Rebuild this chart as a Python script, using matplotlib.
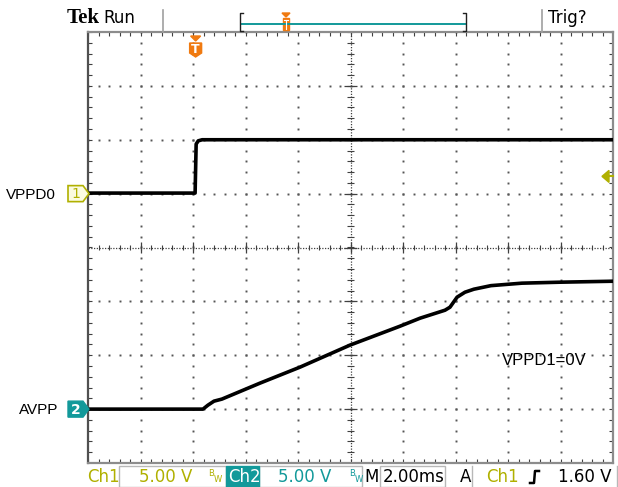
import matplotlib.pyplot as plt
import numpy as np
from matplotlib.patches import Polygon, Rectangle

# figure / screen geometry in pixels (x from left, y from top)
W, H = 618, 487
SX0, SX1, SY0, SY1 = 88, 613, 32, 463

# scope settings
ms_per_div = 2.0
ch1_volts_per_div = 5.0
ch2_volts_per_div = 5.0
ch1_offset_div = 1.0
ch2_offset_div = -3.0
trig_level = 1.6
trig_time = 4.1

# channel 1 (VPPD0), time in ms from left edge, volts
ch1_t = [0.0, 4.08, 4.12, 4.2, 4.35, 20.0]
ch1_v = [0.05, 0.05, 4.6, 4.9, 5.0, 5.0]

# channel 2 (AVPP)
ch2_t = [0.0, 4.38, 4.57, 4.8, 5.1, 6.55, 8.08, 9.98, 11.89, 12.65, 13.6,
         13.79, 14.06, 14.36, 14.7, 15.35, 16.53, 17.98, 20.0]
ch2_v = [0.0, 0.0, 0.37, 0.74, 0.93, 2.41, 3.9, 5.94, 7.7, 8.44, 9.18,
         9.46, 10.39, 10.85, 11.13, 11.46, 11.69, 11.78, 11.87]

ch1_color = '#b0b000'
ch2_color = '#12999a'
orange = '#f07a10'
grid_color = '#555555'

fig = plt.figure(figsize=(W / 100, H / 100), dpi=100)

# ---- scope screen ----
ax = fig.add_axes([SX0 / W, 1 - SY1 / H, (SX1 - SX0) / W, (SY1 - SY0) / H])
ax.set_xlim(0, 10)
ax.set_ylim(-4, 4)
ax.set_xticks([])
ax.set_yticks([])
for s in ax.spines.values():
    s.set_color('#8c8c8c')
    s.set_linewidth(1.6)
ax.spines['left'].set_color('#505050')

# dotted graticule
fine = np.arange(0, 10.001, 0.2)
fine_y = np.arange(-4, 4.001, 0.2)
for gx in range(1, 10):
    if gx == 5:
        continue
    ax.plot(np.full_like(fine_y, gx), fine_y, ls='none', marker='s', ms=1.4,
            mew=0, color=grid_color)
for gy in range(-3, 4):
    if gy == 0:
        continue
    ax.plot(fine, np.full_like(fine, gy), ls='none', marker='s', ms=1.4,
            mew=0, color=grid_color)

# center crosshair with minor ticks
ax.plot([0, 10], [0, 0], ls=(0, (1, 1.2)), lw=0.9, color='#404040')
ax.plot([5, 5], [-4, 4], ls=(0, (1, 1.2)), lw=0.9, color='#404040')
ax.vlines(fine, -0.05, 0.05, color='#404040', lw=0.8)
ax.hlines(fine_y, 4.93, 5.07, color='#404040', lw=0.8)
ax.vlines(np.arange(1, 10), -0.1, 0.1, color='#404040', lw=0.9)
ax.hlines(np.arange(-3, 4), 4.88, 5.12, color='#404040', lw=0.9)

# border ticks
ax.vlines(fine, 4 - 0.07, 4, color='#404040', lw=0.8)
ax.vlines(fine, -4, -4 + 0.07, color='#404040', lw=0.8)
ax.hlines(fine_y, 0, 0.07, color='#404040', lw=0.8)
ax.hlines(fine_y, 10 - 0.07, 10, color='#404040', lw=0.8)

# traces
x1 = np.array(ch1_t) / ms_per_div
y1 = np.array(ch1_v) / ch1_volts_per_div + ch1_offset_div
x2 = np.array(ch2_t) / ms_per_div
y2 = np.array(ch2_v) / ch2_volts_per_div + ch2_offset_div
ax.plot(x1, y1, color='black', lw=2.6, solid_joinstyle='round', zorder=5)
ax.plot(x2, y2, color='black', lw=2.6, solid_joinstyle='round', zorder=5)

ax.text(9.5, -2.1, 'VPPD1=0V', fontsize=12, family='Liberation Sans',
        ha='right', va='center')

# ---- pixel overlay for readouts and markers ----
ov = fig.add_axes([0, 0, 1, 1], facecolor='none', zorder=3)
ov.set_xlim(0, W)
ov.set_ylim(H, 0)
ov.axis('off')

def to_px_x(div):
    return SX0 + div * (SX1 - SX0) / 10

def to_px_y(div):
    return (SY0 + SY1) / 2 - div * (SY1 - SY0) / 8

sans = 'DejaVu Sans'

# header
ov.text(67, 18, 'Tek', fontsize=15, family='Liberation Serif', weight='bold',
        va='center')
ov.text(103, 18, 'Run', fontsize=12, family=sans, va='center')
ov.plot([163, 163], [10, 32], color='#a0a0a0', lw=1.2)
ov.plot([542, 542], [10, 32], color='#a0a0a0', lw=1.2)
ov.text(548, 18, 'Trig?', fontsize=12, family=sans, va='center')
ov.plot([241, 465], [24, 24], color=ch2_color, lw=1.4)
ov.plot([243, 240, 240, 243], [13, 13, 31, 31], color='#202020', lw=1)
ov.plot([463, 466, 466, 463], [13, 13, 31, 31], color='#202020', lw=1)
tx = 286
ov.add_patch(Polygon([[tx - 4, 13], [tx + 4, 13], [tx, 17]], color=orange))
ov.add_patch(Rectangle((tx - 3, 18), 6, 12, color=orange))
ov.plot([tx - 2, tx + 2], [20, 20], color='white', lw=0.8)
ov.plot([tx, tx], [20, 29], color='white', lw=0.8)

# trigger position marker on screen
px_t = to_px_x(trig_time / ms_per_div)
ov.add_patch(Polygon([[px_t - 5, 36], [px_t + 5, 36], [px_t, 41]], color=orange))
ov.add_patch(Polygon([[px_t - 6, 43], [px_t + 6, 43], [px_t + 6, 53],
                      [px_t, 57], [px_t - 6, 53]], color=orange))
ov.text(px_t, 49.5, 'T', color='white', fontsize=9, weight='bold',
        family=sans, ha='center', va='center')

# channel ground markers
g1 = to_px_y(ch1_offset_div)
g2 = to_px_y(ch2_offset_div)
ov.add_patch(Polygon([[68, g1 - 8], [83, g1 - 8], [89, g1], [83, g1 + 8],
                      [68, g1 + 8]], facecolor='#fbfbe0', edgecolor=ch1_color,
                     lw=1.2))
ov.text(76, g1 + 0.5, '1', color=ch1_color, fontsize=10, family=sans,
        ha='center', va='center')
ov.add_patch(Polygon([[68, g2 - 8], [83, g2 - 8], [89, g2], [83, g2 + 8],
                      [68, g2 + 8]], facecolor=ch2_color, edgecolor=ch2_color))
ov.text(76, g2 + 0.5, '2', color='white', fontsize=10, weight='bold',
        family=sans, ha='center', va='center')
ov.text(6, g1 + 1, 'VPPD0', fontsize=11, family='Liberation Sans', va='center')
ov.text(19, g2 + 1, 'AVPP', fontsize=11, family='Liberation Sans', va='center')

# trigger level arrow on right edge
tl = to_px_y(ch1_offset_div + trig_level / ch1_volts_per_div)
ov.add_patch(Polygon([[602, tl], [609, tl - 6], [609, tl + 6]], color=ch1_color))
ov.plot([608, 613], [tl, tl], color=ch1_color, lw=1.5)

# bottom readout
by = 477
for x0, x1b in [(119, 226), (259, 362), (380, 445)]:
    ov.add_patch(Rectangle((x0, 466), x1b - x0, 21, fill=False,
                           edgecolor='#b8b8b8', lw=1))
ov.plot([472, 472], [466, 487], color='#b8b8b8', lw=1)
ov.plot([617, 617], [466, 487], color='#b8b8b8', lw=1)
ov.text(87, by, 'Ch1', color=ch1_color, fontsize=12, family=sans, va='center')
ov.text(139, by, '5.00 V', color=ch1_color, fontsize=12, family=sans,
        va='center')
ov.text(208, by - 3, 'B', color=ch1_color, fontsize=6, family=sans, va='center')
ov.text(214, by + 2, 'W', color=ch1_color, fontsize=6, family=sans, va='center')
ov.add_patch(Rectangle((226, 466), 33, 21, color=ch2_color))
ov.text(228, by, 'Ch2', color='white', fontsize=12, family=sans, va='center')
ov.text(278, by, '5.00 V', color=ch2_color, fontsize=12, family=sans,
        va='center')
ov.text(349, by - 3, 'B', color=ch2_color, fontsize=6, family=sans, va='center')
ov.text(355, by + 2, 'W', color=ch2_color, fontsize=6, family=sans, va='center')
ov.text(364, by, 'M', fontsize=12, family=sans, va='center')
ov.text(383, by, '%.2fms' % ms_per_div, fontsize=12, family=sans, va='center')
ov.text(460, by, 'A', fontsize=12, family=sans, va='center')
ov.text(486, by, 'Ch1', color=ch1_color, fontsize=12, family=sans,
        va='center')
ov.plot([530, 534, 535, 539], [by + 6, by + 6, by - 6, by - 6], color='black',
        lw=1.8)
ov.text(612, by, '%.2f V' % trig_level, fontsize=12, family=sans, ha='right',
        va='center')

fig.savefig('out.png', dpi=100)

+++

Copy nothing but the lines from the first one in the listing through the line with "grid_color = '#555555'", and omit the pictures.

Rebuild this chart as a Python script, using matplotlib.
import matplotlib.pyplot as plt
import numpy as np
from matplotlib.patches import Polygon, Rectangle

# figure / screen geometry in pixels (x from left, y from top)
W, H = 618, 487
SX0, SX1, SY0, SY1 = 88, 613, 32, 463

# scope settings
ms_per_div = 2.0
ch1_volts_per_div = 5.0
ch2_volts_per_div = 5.0
ch1_offset_div = 1.0
ch2_offset_div = -3.0
trig_level = 1.6
trig_time = 4.1

# channel 1 (VPPD0), time in ms from left edge, volts
ch1_t = [0.0, 4.08, 4.12, 4.2, 4.35, 20.0]
ch1_v = [0.05, 0.05, 4.6, 4.9, 5.0, 5.0]

# channel 2 (AVPP)
ch2_t = [0.0, 4.38, 4.57, 4.8, 5.1, 6.55, 8.08, 9.98, 11.89, 12.65, 13.6,
         13.79, 14.06, 14.36, 14.7, 15.35, 16.53, 17.98, 20.0]
ch2_v = [0.0, 0.0, 0.37, 0.74, 0.93, 2.41, 3.9, 5.94, 7.7, 8.44, 9.18,
         9.46, 10.39, 10.85, 11.13, 11.46, 11.69, 11.78, 11.87]

ch1_color = '#b0b000'
ch2_color = '#12999a'
orange = '#f07a10'
grid_color = '#555555'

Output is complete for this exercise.